*PROMPT:* Extract each line of the data and write it out again exactly.
==== RAW DATA
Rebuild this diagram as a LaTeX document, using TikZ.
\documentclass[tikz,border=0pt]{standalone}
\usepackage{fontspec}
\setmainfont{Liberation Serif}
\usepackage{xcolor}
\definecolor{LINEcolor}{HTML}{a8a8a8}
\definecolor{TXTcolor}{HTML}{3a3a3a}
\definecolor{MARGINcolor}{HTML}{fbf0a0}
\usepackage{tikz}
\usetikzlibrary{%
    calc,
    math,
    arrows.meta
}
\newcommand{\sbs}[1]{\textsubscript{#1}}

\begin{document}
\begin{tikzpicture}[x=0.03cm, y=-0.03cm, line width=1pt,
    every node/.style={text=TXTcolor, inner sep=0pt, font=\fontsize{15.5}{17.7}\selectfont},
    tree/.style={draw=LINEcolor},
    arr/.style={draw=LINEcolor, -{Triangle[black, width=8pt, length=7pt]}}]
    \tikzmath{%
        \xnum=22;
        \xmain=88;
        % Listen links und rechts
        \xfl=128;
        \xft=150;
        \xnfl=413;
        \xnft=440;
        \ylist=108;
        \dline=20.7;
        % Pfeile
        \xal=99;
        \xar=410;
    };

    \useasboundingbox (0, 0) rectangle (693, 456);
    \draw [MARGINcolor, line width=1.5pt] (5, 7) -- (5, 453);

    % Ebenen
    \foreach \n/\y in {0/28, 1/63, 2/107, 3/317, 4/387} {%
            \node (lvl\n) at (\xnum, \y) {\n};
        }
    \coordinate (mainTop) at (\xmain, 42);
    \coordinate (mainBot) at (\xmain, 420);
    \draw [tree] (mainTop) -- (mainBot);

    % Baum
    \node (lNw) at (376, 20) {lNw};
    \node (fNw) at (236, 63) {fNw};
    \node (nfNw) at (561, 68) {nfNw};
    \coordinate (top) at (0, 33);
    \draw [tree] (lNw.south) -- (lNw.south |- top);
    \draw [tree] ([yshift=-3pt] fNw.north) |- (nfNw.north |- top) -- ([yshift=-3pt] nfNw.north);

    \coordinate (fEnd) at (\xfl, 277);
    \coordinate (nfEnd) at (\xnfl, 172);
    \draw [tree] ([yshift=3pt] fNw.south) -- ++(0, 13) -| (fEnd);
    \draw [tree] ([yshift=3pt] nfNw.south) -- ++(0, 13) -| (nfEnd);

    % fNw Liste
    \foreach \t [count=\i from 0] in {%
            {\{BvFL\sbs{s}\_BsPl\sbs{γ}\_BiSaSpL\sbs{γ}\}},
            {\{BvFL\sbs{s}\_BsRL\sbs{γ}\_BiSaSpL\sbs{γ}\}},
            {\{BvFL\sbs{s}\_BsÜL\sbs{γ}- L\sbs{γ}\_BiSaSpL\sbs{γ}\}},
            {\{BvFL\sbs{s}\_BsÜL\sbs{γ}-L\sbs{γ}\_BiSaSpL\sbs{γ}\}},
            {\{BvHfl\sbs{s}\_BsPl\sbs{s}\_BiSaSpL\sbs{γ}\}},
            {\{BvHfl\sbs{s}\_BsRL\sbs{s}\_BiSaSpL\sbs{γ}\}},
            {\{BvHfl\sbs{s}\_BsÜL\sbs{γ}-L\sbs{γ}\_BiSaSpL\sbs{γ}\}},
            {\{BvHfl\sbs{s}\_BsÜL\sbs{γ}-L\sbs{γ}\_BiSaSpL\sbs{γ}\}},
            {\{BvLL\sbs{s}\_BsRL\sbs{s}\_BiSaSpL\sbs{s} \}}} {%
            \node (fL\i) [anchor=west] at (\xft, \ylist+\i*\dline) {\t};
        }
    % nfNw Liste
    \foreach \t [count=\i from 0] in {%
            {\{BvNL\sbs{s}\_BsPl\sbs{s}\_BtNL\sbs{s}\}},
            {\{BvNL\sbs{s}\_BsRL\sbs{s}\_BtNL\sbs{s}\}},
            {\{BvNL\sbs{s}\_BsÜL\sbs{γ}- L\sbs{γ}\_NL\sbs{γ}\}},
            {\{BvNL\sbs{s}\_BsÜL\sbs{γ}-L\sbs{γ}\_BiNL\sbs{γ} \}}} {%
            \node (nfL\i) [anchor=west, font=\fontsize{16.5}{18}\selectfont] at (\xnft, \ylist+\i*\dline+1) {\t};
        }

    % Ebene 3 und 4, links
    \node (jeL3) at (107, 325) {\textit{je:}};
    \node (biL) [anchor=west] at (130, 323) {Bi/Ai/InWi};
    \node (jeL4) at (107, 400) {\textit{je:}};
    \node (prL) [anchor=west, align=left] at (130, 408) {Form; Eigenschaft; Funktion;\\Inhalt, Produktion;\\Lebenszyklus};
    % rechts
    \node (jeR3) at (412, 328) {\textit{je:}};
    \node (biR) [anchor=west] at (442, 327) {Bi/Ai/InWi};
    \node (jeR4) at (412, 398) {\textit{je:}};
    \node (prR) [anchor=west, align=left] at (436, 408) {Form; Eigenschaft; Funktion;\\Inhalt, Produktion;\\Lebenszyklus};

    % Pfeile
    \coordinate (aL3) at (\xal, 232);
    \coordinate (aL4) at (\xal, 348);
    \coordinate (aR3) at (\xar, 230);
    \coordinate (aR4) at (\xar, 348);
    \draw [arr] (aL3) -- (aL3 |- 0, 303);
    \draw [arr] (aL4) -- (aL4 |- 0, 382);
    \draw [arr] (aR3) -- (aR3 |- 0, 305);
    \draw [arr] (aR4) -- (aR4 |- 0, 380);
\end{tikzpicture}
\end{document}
========
*ANSWER TO THE PROBLEM:*
Rebuild this diagram as a LaTeX document, using TikZ.
\documentclass[tikz,border=0pt]{standalone}
\usepackage{fontspec}
\setmainfont{Liberation Serif}
\usepackage{xcolor}
\definecolor{LINEcolor}{HTML}{a8a8a8}
\definecolor{TXTcolor}{HTML}{3a3a3a}
\definecolor{MARGINcolor}{HTML}{fbf0a0}
\usepackage{tikz}
\usetikzlibrary{%
    calc,
    math,
    arrows.meta
}
\newcommand{\sbs}[1]{\textsubscript{#1}}

\begin{document}
\begin{tikzpicture}[x=0.03cm, y=-0.03cm, line width=1pt,
    every node/.style={text=TXTcolor, inner sep=0pt, font=\fontsize{15.5}{17.7}\selectfont},
    tree/.style={draw=LINEcolor},
    arr/.style={draw=LINEcolor, -{Triangle[black, width=8pt, length=7pt]}}]
    \tikzmath{%
        \xnum=22;
        \xmain=88;
        % Listen links und rechts
        \xfl=128;
        \xft=150;
        \xnfl=413;
        \xnft=440;
        \ylist=108;
        \dline=20.7;
        % Pfeile
        \xal=99;
        \xar=410;
    };

    \useasboundingbox (0, 0) rectangle (693, 456);
    \draw [MARGINcolor, line width=1.5pt] (5, 7) -- (5, 453);

    % Ebenen
    \foreach \n/\y in {0/28, 1/63, 2/107, 3/317, 4/387} {%
            \node (lvl\n) at (\xnum, \y) {\n};
        }
    \coordinate (mainTop) at (\xmain, 42);
    \coordinate (mainBot) at (\xmain, 420);
    \draw [tree] (mainTop) -- (mainBot);

    % Baum
    \node (lNw) at (376, 20) {lNw};
    \node (fNw) at (236, 63) {fNw};
    \node (nfNw) at (561, 68) {nfNw};
    \coordinate (top) at (0, 33);
    \draw [tree] (lNw.south) -- (lNw.south |- top);
    \draw [tree] ([yshift=-3pt] fNw.north) |- (nfNw.north |- top) -- ([yshift=-3pt] nfNw.north);

    \coordinate (fEnd) at (\xfl, 277);
    \coordinate (nfEnd) at (\xnfl, 172);
    \draw [tree] ([yshift=3pt] fNw.south) -- ++(0, 13) -| (fEnd);
    \draw [tree] ([yshift=3pt] nfNw.south) -- ++(0, 13) -| (nfEnd);

    % fNw Liste
    \foreach \t [count=\i from 0] in {%
            {\{BvFL\sbs{s}\_BsPl\sbs{γ}\_BiSaSpL\sbs{γ}\}},
            {\{BvFL\sbs{s}\_BsRL\sbs{γ}\_BiSaSpL\sbs{γ}\}},
            {\{BvFL\sbs{s}\_BsÜL\sbs{γ}- L\sbs{γ}\_BiSaSpL\sbs{γ}\}},
            {\{BvFL\sbs{s}\_BsÜL\sbs{γ}-L\sbs{γ}\_BiSaSpL\sbs{γ}\}},
            {\{BvHfl\sbs{s}\_BsPl\sbs{s}\_BiSaSpL\sbs{γ}\}},
            {\{BvHfl\sbs{s}\_BsRL\sbs{s}\_BiSaSpL\sbs{γ}\}},
            {\{BvHfl\sbs{s}\_BsÜL\sbs{γ}-L\sbs{γ}\_BiSaSpL\sbs{γ}\}},
            {\{BvHfl\sbs{s}\_BsÜL\sbs{γ}-L\sbs{γ}\_BiSaSpL\sbs{γ}\}},
            {\{BvLL\sbs{s}\_BsRL\sbs{s}\_BiSaSpL\sbs{s} \}}} {%
            \node (fL\i) [anchor=west] at (\xft, \ylist+\i*\dline) {\t};
        }
    % nfNw Liste
    \foreach \t [count=\i from 0] in {%
            {\{BvNL\sbs{s}\_BsPl\sbs{s}\_BtNL\sbs{s}\}},
            {\{BvNL\sbs{s}\_BsRL\sbs{s}\_BtNL\sbs{s}\}},
            {\{BvNL\sbs{s}\_BsÜL\sbs{γ}- L\sbs{γ}\_NL\sbs{γ}\}},
            {\{BvNL\sbs{s}\_BsÜL\sbs{γ}-L\sbs{γ}\_BiNL\sbs{γ} \}}} {%
            \node (nfL\i) [anchor=west, font=\fontsize{16.5}{18}\selectfont] at (\xnft, \ylist+\i*\dline+1) {\t};
        }

    % Ebene 3 und 4, links
    \node (jeL3) at (107, 325) {\textit{je:}};
    \node (biL) [anchor=west] at (130, 323) {Bi/Ai/InWi};
    \node (jeL4) at (107, 400) {\textit{je:}};
    \node (prL) [anchor=west, align=left] at (130, 408) {Form; Eigenschaft; Funktion;\\Inhalt, Produktion;\\Lebenszyklus};
    % rechts
    \node (jeR3) at (412, 328) {\textit{je:}};
    \node (biR) [anchor=west] at (442, 327) {Bi/Ai/InWi};
    \node (jeR4) at (412, 398) {\textit{je:}};
    \node (prR) [anchor=west, align=left] at (436, 408) {Form; Eigenschaft; Funktion;\\Inhalt, Produktion;\\Lebenszyklus};

    % Pfeile
    \coordinate (aL3) at (\xal, 232);
    \coordinate (aL4) at (\xal, 348);
    \coordinate (aR3) at (\xar, 230);
    \coordinate (aR4) at (\xar, 348);
    \draw [arr] (aL3) -- (aL3 |- 0, 303);
    \draw [arr] (aL4) -- (aL4 |- 0, 382);
    \draw [arr] (aR3) -- (aR3 |- 0, 305);
    \draw [arr] (aR4) -- (aR4 |- 0, 380);
\end{tikzpicture}
\end{document}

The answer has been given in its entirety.